You will collaborate in a cross-functional environment with Product Managers, operations and engineers to enable the analysis and insights into our transport performance.
The Team:
- We are a team of data engineers within the Transport domain under Logistics. Our team's responsibility is to work with Transport's product and engineering teams to deliver the Business KPIs. We are here to:
- Work on reports and building Dashboards to present actionable insights for the leadership.
- Do Research about the business requirements and translate it to source and target mappings.
- Conduct data discovery and find out the right strategy to ingest data into Datalake.
- Integrate the required datasets into Datalake by sourcing it from disjointed source systems owned by different product/domain teams in a compliant way.
- Monitor the Data Integration and reporting jobs to ensure seamless reporting of KPIs.
WHY YOU SHOULD BE INTERESTED…
You will be joining a relatively young and growing team of Data Engineer and Data Engineers spearheading Data Engineering & Analytics within the Transport domain. We trust your entrepreneurial capabilities!

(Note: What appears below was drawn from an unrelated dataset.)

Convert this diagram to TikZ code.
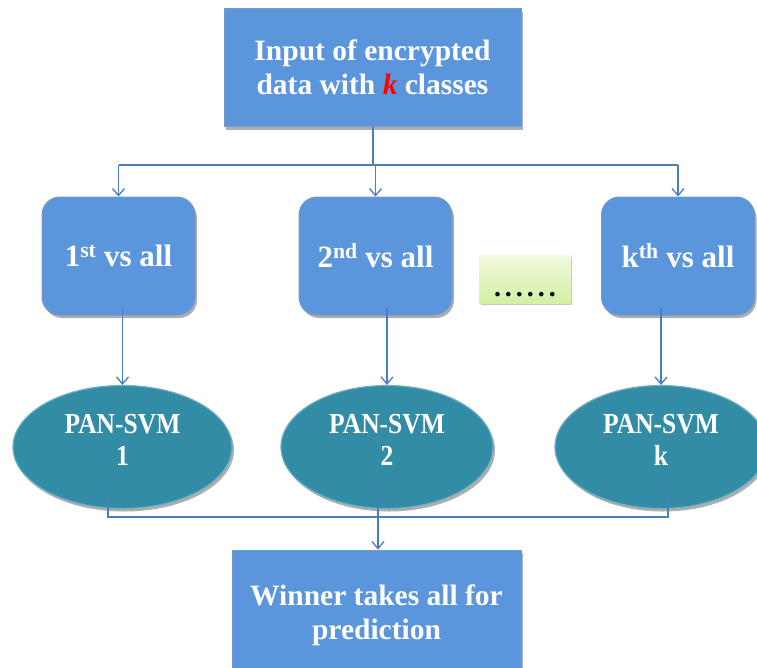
\documentclass[tikz,border=0pt]{standalone}
\usepackage{fontspec}
\setmainfont{Liberation Serif}
\usetikzlibrary{shapes.geometric,shadows,arrows.meta}
\definecolor{boxblue}{HTML}{5B96DC}
\definecolor{boxedge}{HTML}{4F81BD}
\definecolor{ellteal}{HTML}{338CA6}
\definecolor{linecol}{HTML}{4A7EBB}
\definecolor{dotsA}{HTML}{F0FADD}
\definecolor{dotsB}{HTML}{D5EFA6}
\newcommand{\cnd}[1]{\scalebox{0.88}[1]{#1}}
\tikzset{
  sq/.style={draw=boxedge!80!white, line width=1pt, fill=boxblue, text=white,
    font=\bfseries\fontsize{29.5}{34}\selectfont, align=center, inner sep=0pt,
    drop shadow={shadow xshift=2pt, shadow yshift=-3pt, opacity=0.45, fill=black!70}},
  rbox/.style={sq, rounded corners=18pt, font=\bfseries\fontsize{31}{34}\selectfont},
  oval/.style={ellipse, draw=ellteal!70!white, line width=1.2pt, fill=ellteal, text=white,
    font=\bfseries\fontsize{29}{32}\selectfont, align=center, inner sep=0pt,
    drop shadow={shadow xshift=2pt, shadow yshift=-3pt, opacity=0.45, fill=black!70}},
  dotsbox/.style={top color=dotsA, bottom color=dotsB, draw=none, font=\bfseries\fontsize{28}{28}\selectfont,
    drop shadow={shadow xshift=1pt, shadow yshift=-2pt, opacity=0.35, fill=black!60}},
  conn/.style={draw=linecol, line width=1.3pt},
  arr/.style={conn, -{Straight Barb[length=7pt,width=12pt,line width=1.3pt]}}
}
\begin{document}
\begin{tikzpicture}[x=1pt,y=-1pt]
\useasboundingbox (0,0) rectangle (757,667);
\begin{scope}
\clip (0,0) rectangle (757,667);
% top box
\node[sq, minimum width=297pt, minimum height=118pt] (top) at (372.5,67.5)
  {Input of encrypted\\data with \textcolor{red}{\textit{k}} classes};
% row of class boxes
\node[rbox, minimum width=153pt, minimum height=118pt] (b1) at (118.5,256) {1\textsuperscript{st} vs all};
\node[rbox, minimum width=153pt, minimum height=118pt] (b2) at (375.5,256) {2\textsuperscript{nd} vs all};
\node[rbox, minimum width=153pt, minimum height=118pt] (b3) at (678,256) {k\textsuperscript{th} vs all};
\node[dotsbox, minimum width=91pt, minimum height=48pt, inner sep=0pt] (dots) at (525,279)
  {\smash{\raisebox{-17pt}{.\kern4pt.\kern4pt.\kern4pt.\kern4pt.\kern4pt.}}};
% ellipses
\node[oval, minimum width=219pt, minimum height=123pt] (e1) at (122.5,447) {\cnd{PAN-SVM}\\\cnd{1}\rule[-14pt]{0pt}{0pt}};
\node[oval, minimum width=212pt, minimum height=123pt] (e2) at (387,447) {\cnd{PAN-SVM}\\\cnd{2}\rule[-14pt]{0pt}{0pt}};
\node[oval, minimum width=212pt, minimum height=123pt] (e3) at (661,447) {\cnd{PAN-SVM}\\\cnd{k}\rule[-14pt]{0pt}{0pt}};
% bottom box
\node[sq, minimum width=289pt, minimum height=130pt] (bot) at (376.5,615)
  {Winner takes all for\\prediction};
% connectors
\coordinate (hs) at (373,165);
\draw[conn] (top.south -| hs) -- (hs);
\draw[conn] (hs -| b1) -- (hs -| b3);
\draw[arr] (hs -| b1) -- (b1.north);
\draw[arr] (hs -| b2) -- (b2.north);
\draw[arr] (hs -| b3) -- (b3.north);
\draw[arr] ([yshift=8pt]b1.south -| e1) -- (e1.north);
\draw[arr] ([yshift=8pt]b2.south -| e2) -- (e2.north);
\draw[arr] ([yshift=8pt]b3.south -| e3) -- (e3.north);
\coordinate (l1) at (108,517);
\coordinate (l2) at (378,517);
\coordinate (l3) at (668,517);
\draw[conn] (l1 |- e1.south) ++(0,-18) -- (l1) -- (l3) -- ++(0,-27);
\draw[conn] (l2) -- ++(0,-27);
\draw[arr] (l2) -- (bot.north -| l2);
\end{scope}
\end{tikzpicture}
\end{document}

Work in a multi-functional setup to identify and support our stakeholder’s needs and use cases and collaborate with other product and engineering teams to develop our long-term data-oriented solutions for our stakeholders.
Share knowledge, promote clean data engineering methodologies and collaborate with other colleagues.
Design, implement and maintain ETL pipelines that will power the dashboards and reports to help our stakeholders to make informed decisions about all aspects of Transport operations.
WE’D LOVE TO MEET YOU IF…
You have 3-5 years of extensive experience in data engineering and have a good understanding of data structures and algorithms.
You have an analytical mindset and solid coding skills in Python, with a focus on clean, readable and maintainable code.
NICE TO HAVE...
Git, CI/CD and DevOps;
BI Tools like Power BI, Google Looker Studio, Microstrategy or Tableau.
Hands-on: Machine Learning Models, AI agents.
You are experienced in distributed data processing using Spark SQL and PySpark (Databricks is a plus)
You are knowledgeable in SQL, ETL design and development, data modelling and interface specifications, quality assurance and testing methods.
You have strong knowledge of relational DBMSs, Redshift and Exasol preferred.
You have experience building data solutions on cloud, preferably AWS.
You have experience in orchestration tools, preferably Apache Airflow.
Excellent verbal and written communication skills with a detail-oriented and self-starter mindset.